#### Available data

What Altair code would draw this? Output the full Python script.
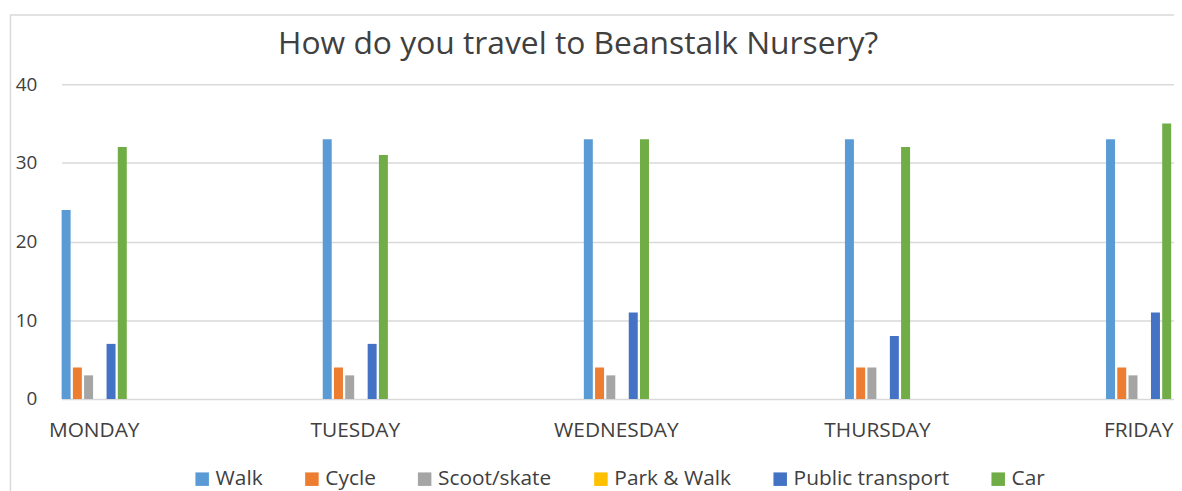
import altair as alt
import pandas as pd

days = ["MONDAY", "TUESDAY", "WEDNESDAY", "THURSDAY", "FRIDAY"]
modes = ["Walk", "Cycle", "Scoot/skate", "Park & Walk", "Public transport", "Car"]
walk = [24, 33, 33, 33, 33]
cycle = [4, 4, 4, 4, 4]
scoot = [3, 3, 3, 4, 3]
park = [0, 0, 0, 0, 0]
public = [7, 7, 11, 8, 11]
car = [32, 31, 33, 32, 35]
colors = ["#5B9BD5", "#ED7D31", "#A5A5A5", "#FFC000", "#4472C4", "#70AD47"]
y_ticks = [0, 10, 20, 30, 40]

series = [walk, cycle, scoot, park, public, car]
rows = []
for m, vals in zip(modes, series):
    for d, v in zip(days, vals):
        rows.append({"day": d, "mode": m, "value": v})
df = pd.DataFrame(rows)

FONT = "Open Sans"
TXT = "#404040"

bars = alt.Chart(df).mark_bar().encode(
    x=alt.X("day:N", sort=days,
            scale=alt.Scale(paddingInner=0.7505, paddingOuter=0.0054, align=0),
            axis=alt.Axis(title=None, labelAngle=0, labelFontSize=21, labelFont=FONT,
                          labelColor=TXT, labelPadding=21, ticks=False, domain=False,
                          grid=False)),
    xOffset=alt.XOffset("mode:N", sort=modes,
                        scale=alt.Scale(paddingInner=0.2, paddingOuter=0)),
    y=alt.Y("value:Q", scale=alt.Scale(domain=[0, 40], nice=False),
            axis=alt.Axis(title=None, values=y_ticks, labelFontSize=19, labelFont=FONT,
                          labelColor=TXT, labelPadding=25, ticks=False, domain=False,
                          grid=True, gridColor="#D9D9D9", gridWidth=1.5)),
    color=alt.Color("mode:N", sort=modes,
                    scale=alt.Scale(domain=modes, range=colors),
                    legend=alt.Legend(title=None, orient="none", direction="horizontal",
                                      legendX=131, legendY=387, symbolType="square",
                                      symbolSize=185, symbolStrokeWidth=0,
                                      labelFontSize=21, labelFont=FONT, labelColor=TXT,
                                      labelOffset=3, columnPadding=38.5, padding=0)),
)

border = alt.Chart(pd.DataFrame({"a": [0]})).mark_rect(
    filled=False, stroke="#D9D9D9", strokeWidth=1.5
).encode(x=alt.value(-51.5), x2=alt.value(1300), y=alt.value(-69.5), y2=alt.value(700))

chart = alt.layer(border, bars).properties(
    width=1120, height=317,
    title=alt.TitleParams("How do you travel to Beanstalk Nursery?", fontSize=32,
                          font=FONT, color=TXT, fontWeight="normal", anchor="middle",
                          frame="group", dx=-40, offset=-47),
    autosize=alt.AutoSizeParams(type="none"),
    padding={"left": 54, "top": 75, "right": 0, "bottom": 91},
).configure_view(stroke=None)

chart.save("out.html", embed_options={"renderer": "svg", "actions": False})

########

◆ Description of the task ◆
Make an exact copy of the whole listing, but don't bring over any pictures.

◆ Expected output ◆
What Altair code would draw this? Output the full Python script.
import altair as alt
import pandas as pd

days = ["MONDAY", "TUESDAY", "WEDNESDAY", "THURSDAY", "FRIDAY"]
modes = ["Walk", "Cycle", "Scoot/skate", "Park & Walk", "Public transport", "Car"]
walk = [24, 33, 33, 33, 33]
cycle = [4, 4, 4, 4, 4]
scoot = [3, 3, 3, 4, 3]
park = [0, 0, 0, 0, 0]
public = [7, 7, 11, 8, 11]
car = [32, 31, 33, 32, 35]
colors = ["#5B9BD5", "#ED7D31", "#A5A5A5", "#FFC000", "#4472C4", "#70AD47"]
y_ticks = [0, 10, 20, 30, 40]

series = [walk, cycle, scoot, park, public, car]
rows = []
for m, vals in zip(modes, series):
    for d, v in zip(days, vals):
        rows.append({"day": d, "mode": m, "value": v})
df = pd.DataFrame(rows)

FONT = "Open Sans"
TXT = "#404040"

bars = alt.Chart(df).mark_bar().encode(
    x=alt.X("day:N", sort=days,
            scale=alt.Scale(paddingInner=0.7505, paddingOuter=0.0054, align=0),
            axis=alt.Axis(title=None, labelAngle=0, labelFontSize=21, labelFont=FONT,
                          labelColor=TXT, labelPadding=21, ticks=False, domain=False,
                          grid=False)),
    xOffset=alt.XOffset("mode:N", sort=modes,
                        scale=alt.Scale(paddingInner=0.2, paddingOuter=0)),
    y=alt.Y("value:Q", scale=alt.Scale(domain=[0, 40], nice=False),
            axis=alt.Axis(title=None, values=y_ticks, labelFontSize=19, labelFont=FONT,
                          labelColor=TXT, labelPadding=25, ticks=False, domain=False,
                          grid=True, gridColor="#D9D9D9", gridWidth=1.5)),
    color=alt.Color("mode:N", sort=modes,
                    scale=alt.Scale(domain=modes, range=colors),
                    legend=alt.Legend(title=None, orient="none", direction="horizontal",
                                      legendX=131, legendY=387, symbolType="square",
                                      symbolSize=185, symbolStrokeWidth=0,
                                      labelFontSize=21, labelFont=FONT, labelColor=TXT,
                                      labelOffset=3, columnPadding=38.5, padding=0)),
)

border = alt.Chart(pd.DataFrame({"a": [0]})).mark_rect(
    filled=False, stroke="#D9D9D9", strokeWidth=1.5
).encode(x=alt.value(-51.5), x2=alt.value(1300), y=alt.value(-69.5), y2=alt.value(700))

chart = alt.layer(border, bars).properties(
    width=1120, height=317,
    title=alt.TitleParams("How do you travel to Beanstalk Nursery?", fontSize=32,
                          font=FONT, color=TXT, fontWeight="normal", anchor="middle",
                          frame="group", dx=-40, offset=-47),
    autosize=alt.AutoSizeParams(type="none"),
    padding={"left": 54, "top": 75, "right": 0, "bottom": 91},
).configure_view(stroke=None)

chart.save("out.html", embed_options={"renderer": "svg", "actions": False})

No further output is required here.